Shear Alignment and Realignment of Block Copolymer Microdomains in Thin Films

COFFEE_KLATCH · Invited

Abstract

Bulk block copolymers, like all liquid crystalline structures, are well-known to align under flow. In the past few years, we have shown that analogous flow alignment can be achieved in substrate-supported thin films ($<$100 nm thick) containing only one or a few layers of spherical or cylindrical nanodomains. Alignment can easily be imparted either by pulling a soft rubber pad in contact with the top surface of the film, or by flowing a nonsolvent fluid across the film. The latter geometry opens the possibility to ``write'' relatively complex patterns on the millimeter or submillimeter scale, where the nanodomain director follows the fluid streamline. Alignment can be achieved via either unidirectional or oscillatory shear, and is conveniently executed in a parallel-plate rheometer, where the substrate-supported film forms one ``plate'' and the ``gap'' is filled with the nonsolvent fluid. A threshold stress is required to achieve alignment of the microdomains, a stress which decreases steadily as the temperature is raised towards the polymer's order-disorder transition temperature.
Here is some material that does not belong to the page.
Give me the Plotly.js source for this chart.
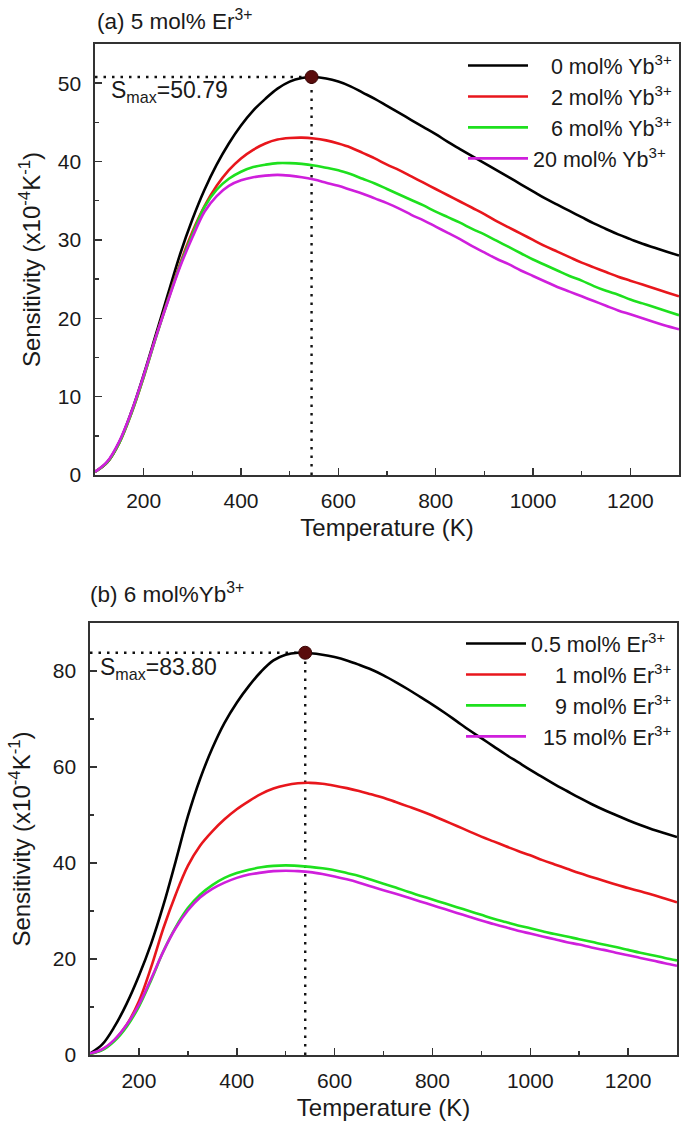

A simple melting-recrystallization model appears to capture the dynamics of overall alignment. Though no grain boundaries remain in well-aligned films, isolated dislocations persist. For sphere-formers, where two or more layers are required for alignment, the isolated dislocations are preferentially oriented in such a way as to facilitate sliding of the two layers of spheres past each other. Once a macroscopic orientation has been imparted to the film (over square-cm area), the microdomains can be reoriented by applying shear in a different direction, but a higher threshold stress is required than was needed for the initial alignment from the polygrain state. Recently, we have observed a sphere-to-cylinder transition in one particular block copolymer under shear, opening another possible mechanism for shear-induced alignment of the spheres which form when these cylinders relax.